Autoimmune diseases have been associated with an increased risk of schizophrenia. It has been suggested that brain-reactive autoantibodies are part of the mechanisms behind this association. Furthermore, an increased permeability of the blood-brain barrier has been observed during periods of infection and inflammation. The authors therefore investigated whether autoimmune diseases combined with exposures to severe infections may increase the risk of schizophrenia
Nationwide population-based registers in Denmark were linked, and the data were analyzed in a cohort study using survival analysis. All analyses were adjusted for calendar year, age, and sex. Incidence rate ratios and accompanying 95% confidence intervals (CIs) as measures of relative risk were used.
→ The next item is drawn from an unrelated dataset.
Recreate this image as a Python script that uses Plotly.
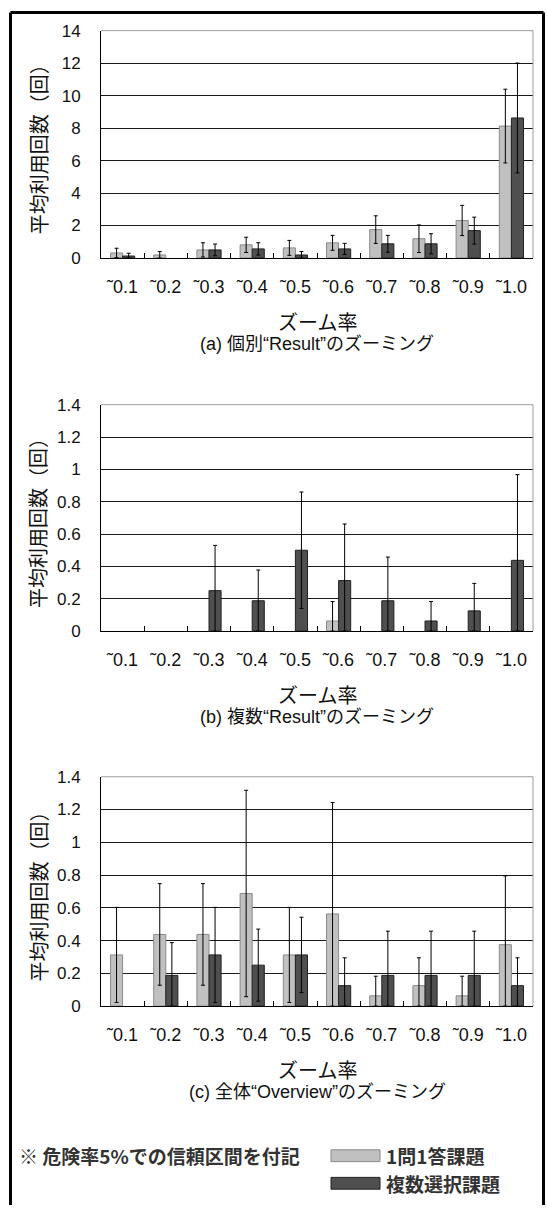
import plotly.graph_objects as go

W, H = 547, 1211

categories = ["˜0.1", "˜0.2", "˜0.3", "˜0.4", "˜0.5", "˜0.6", "˜0.7", "˜0.8", "˜0.9", "˜1.0"]
series_names = ["1問1答課題", "複数選択課題"]

# (a) 個別 "Result" のズーミング
a_single = [0.3125, 0.1875, 0.5, 0.8125, 0.625, 0.9375, 1.75, 1.1875, 2.3125, 8.125]
a_single_ci = [0.29, 0.21, 0.44, 0.47, 0.46, 0.46, 0.85, 0.85, 0.93, 2.27]
a_multi = [0.125, 0.0, 0.5, 0.5625, 0.1875, 0.5625, 0.875, 0.875, 1.6875, 8.625]
a_multi_ci = [0.17, 0.0, 0.36, 0.38, 0.21, 0.34, 0.52, 0.62, 0.83, 3.38]

# (b) 複数 "Result" のズーミング
b_single = [0, 0, 0, 0, 0, 0.0625, 0, 0, 0, 0]
b_single_ci = [0, 0, 0, 0, 0, 0.12, 0, 0, 0, 0]
b_multi = [0, 0, 0.25, 0.1875, 0.5, 0.3125, 0.1875, 0.0625, 0.125, 0.4375]
b_multi_ci = [0, 0, 0.28, 0.19, 0.36, 0.35, 0.27, 0.12, 0.17, 0.53]

# (c) 全体 "Overview" のズーミング
c_single = [0.3125, 0.4375, 0.4375, 0.6875, 0.3125, 0.5625, 0.0625, 0.125, 0.0625, 0.375]
c_single_ci = [0.29, 0.31, 0.31, 0.63, 0.29, 0.68, 0.12, 0.17, 0.12, 0.42]
c_multi = [0, 0.1875, 0.3125, 0.25, 0.3125, 0.125, 0.1875, 0.1875, 0.1875, 0.125]
c_multi_ci = [0, 0.2, 0.29, 0.22, 0.23, 0.17, 0.27, 0.27, 0.27, 0.17]

y_ranges = [(0, 14, 2), (0, 1.4, 0.2), (0, 1.4, 0.2)]
y_ticklabels = [
    ["0", "2", "4", "6", "8", "10", "12", "14"],
    ["0", "0.2", "0.4", "0.6", "0.8", "1", "1.2", "1.4"],
    ["0", "0.2", "0.4", "0.6", "0.8", "1", "1.2", "1.4"],
]
captions = ["(a) 個別“Result”のズーミング", "(b) 複数“Result”のズーミング", "(c) 全体“Overview”のズーミング"]
x_title = "ズーム率"
y_title = "平均利用回数（回）"
note = "※ 危険率5%での信頼区間を付記"

panels = [
    (a_single, a_single_ci, a_multi, a_multi_ci),
    (b_single, b_single_ci, b_multi, b_multi_ci),
    (c_single, c_single_ci, c_multi, c_multi_ci),
]

LIGHT, LIGHT_EDGE = "#c0c0c0", "#8a8a8a"
DARK, DARK_EDGE = "#4f4f4f", "#222222"
FONT = "Liberation Sans, Arial, Noto Sans CJK JP, sans-serif"
JFONT = "Noto Sans CJK JP, sans-serif"

# plot area pixel boxes (top, bottom)
boxes = [(22, 253), (402, 632), (780, 1013)]
x0_px, x1_px = 101, 533


def py(v):
    return 1 - v / H


def px(v):
    return v / W


fig = go.Figure()
layout = dict(
    width=W, height=H,
    margin=dict(l=0, r=0, t=0, b=0),
    paper_bgcolor="white", plot_bgcolor="white",
    barmode="group", bargap=0.44, bargroupgap=0.0,
    showlegend=False,
    font=dict(family=FONT, color="#111111"),
)
annotations = []
shapes = []

for i, (s, s_ci, m, m_ci) in enumerate(panels):
    n = "" if i == 0 else str(i + 1)
    xa, ya = "x" + n, "y" + n
    for vals, ci, fill, edge, name in [
        (s, s_ci, LIGHT, LIGHT_EDGE, series_names[0]),
        (m, m_ci, DARK, DARK_EDGE, series_names[1]),
    ]:
        # empty cells (zero mean, zero interval) are left blank, as in the original
        shown = [v if (v > 0 or e > 0) else None for v, e in zip(vals, ci)]
        fig.add_trace(go.Bar(
            x=categories, y=shown, name=name, xaxis=xa, yaxis=ya,
            marker=dict(color=fill, line=dict(color=edge, width=1)),
            error_y=dict(type="data", array=ci,
                         arrayminus=[min(e, v) for e, v in zip(ci, vals)],
                         color="#000000", thickness=1, width=2),
        ))
    top, bot = boxes[i]
    lo, hi, step = y_ranges[i]
    layout["xaxis" + n] = dict(
        domain=[px(x0_px), px(x1_px)], anchor=ya,
        type="category", tickson="boundaries", ticks="inside", ticklen=5,
        tickcolor="#000000", showline=True, linecolor="#000000", linewidth=1,
        tickfont=dict(size=18, family=FONT, color="#111111"),
        ticklabelstandoff=12, showgrid=False,
    )
    layout["yaxis" + n] = dict(
        domain=[py(bot), py(top)], anchor=xa,
        range=[lo, hi], tickvals=[lo + k * step for k in range(8)],
        ticktext=y_ticklabels[i],
        showgrid=True, gridcolor="#1a1a1a", gridwidth=1,
        showline=True, linecolor="#000000", linewidth=1,
        ticks="", ticklabelstandoff=16,
        tickfont=dict(size=17, family=FONT, color="#111111"),
        zeroline=False,
    )
    # gray top/right frame edges
    shapes.append(dict(type="line", xref="paper", yref="paper", layer="above",
                       x0=px(x0_px), x1=px(x1_px), y0=py(top), y1=py(top),
                       line=dict(color="#9a9a9a", width=1)))
    shapes.append(dict(type="line", xref="paper", yref="paper", layer="above",
                       x0=px(x1_px), x1=px(x1_px), y0=py(top), y1=py(bot),
                       line=dict(color="#9a9a9a", width=1)))
    cx = px((x0_px + x1_px) / 2)
    annotations.append(dict(text=y_title, textangle=-90, xref="paper", yref="paper",
                            x=px(38), y=py((top + bot) / 2), showarrow=False,
                            xanchor="center", yanchor="middle",
                            font=dict(size=20, family=JFONT, color="#111111")))
    annotations.append(dict(text=x_title, xref="paper", yref="paper",
                            x=cx, y=py(bot + 64), showarrow=False,
                            xanchor="center", yanchor="middle",
                            font=dict(size=20, family=JFONT, color="#111111")))
    annotations.append(dict(text=captions[i], xref="paper", yref="paper",
                            x=cx, y=py(bot + 87), showarrow=False,
                            xanchor="center", yanchor="middle",
                            font=dict(size=18, family=FONT, color="#111111")))

# footnote and legend
annotations.append(dict(text="<b>" + note + "</b>", xref="paper", yref="paper",
                        x=px(17), y=py(1165), showarrow=False,
                        xanchor="left", yanchor="middle",
                        font=dict(size=19, family=JFONT, color="#333333")))
for k, (fill, edge) in enumerate([(LIGHT, LIGHT_EDGE), (DARK, DARK_EDGE)]):
    yc = 1165 + 28 * k
    shapes.append(dict(type="rect", xref="paper", yref="paper",
                       x0=px(331), x1=px(380), y0=py(yc - 6), y1=py(yc + 6),
                       fillcolor=fill, line=dict(color=edge, width=1)))
    annotations.append(dict(text="<b>" + series_names[k] + "</b>", xref="paper", yref="paper",
                            x=px(384), y=py(yc), showarrow=False,
                            xanchor="left", yanchor="middle",
                            font=dict(size=19, family=JFONT, color="#333333")))

# outer frame (left, top, right)
for (xa_, ya_, xb_, yb_) in [(10.5, 3.5, 10.5, 1215), (10.5, 3.5, 543.5, 3.5), (543.5, 3.5, 543.5, 1215)]:
    shapes.append(dict(type="line", xref="paper", yref="paper",
                       x0=px(xa_), y0=py(ya_), x1=px(xb_), y1=py(yb_),
                       line=dict(color="#000000", width=3)))

layout["annotations"] = annotations
layout["shapes"] = shapes
fig.update_layout(**layout)
fig.write_html("out.html", config={"displayModeBar": False},
               post_script="document.body.style.margin='0px';")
A prior autoimmune disease increased the risk of schizophrenia by 29% (incidence rate ratio=1.29; 95% CI=1.18–1.41). Any history of hospitalization with infection increased the risk of schizophrenia by 60% (incidence rate ratio=1.60; 95% CI=1.56–1.64). When the two risk factors were combined, the risk of schizophrenia was increased even further (incidence rate ratio=2.25; 95% CI=2.04–2.46). The risk of schizophrenia was increased in a dose-response relationship, where three or more infections and an autoimmune disease were associated with an incidence rate ratio of 3.40 (95% CI=2.91–3.94). The results remained significant after adjusting for substance use disorders and family history of psychiatric disorders. Hospital contact with infection occurred in nearly 24% of individuals prior to a schizophrenia diagnosis.
Autoimmune disease and the number of infections requiring hospitalization are risk factors for schizophrenia. The increased risk is compatible with an immunological hypothesis in subgroups of schizophrenia patients.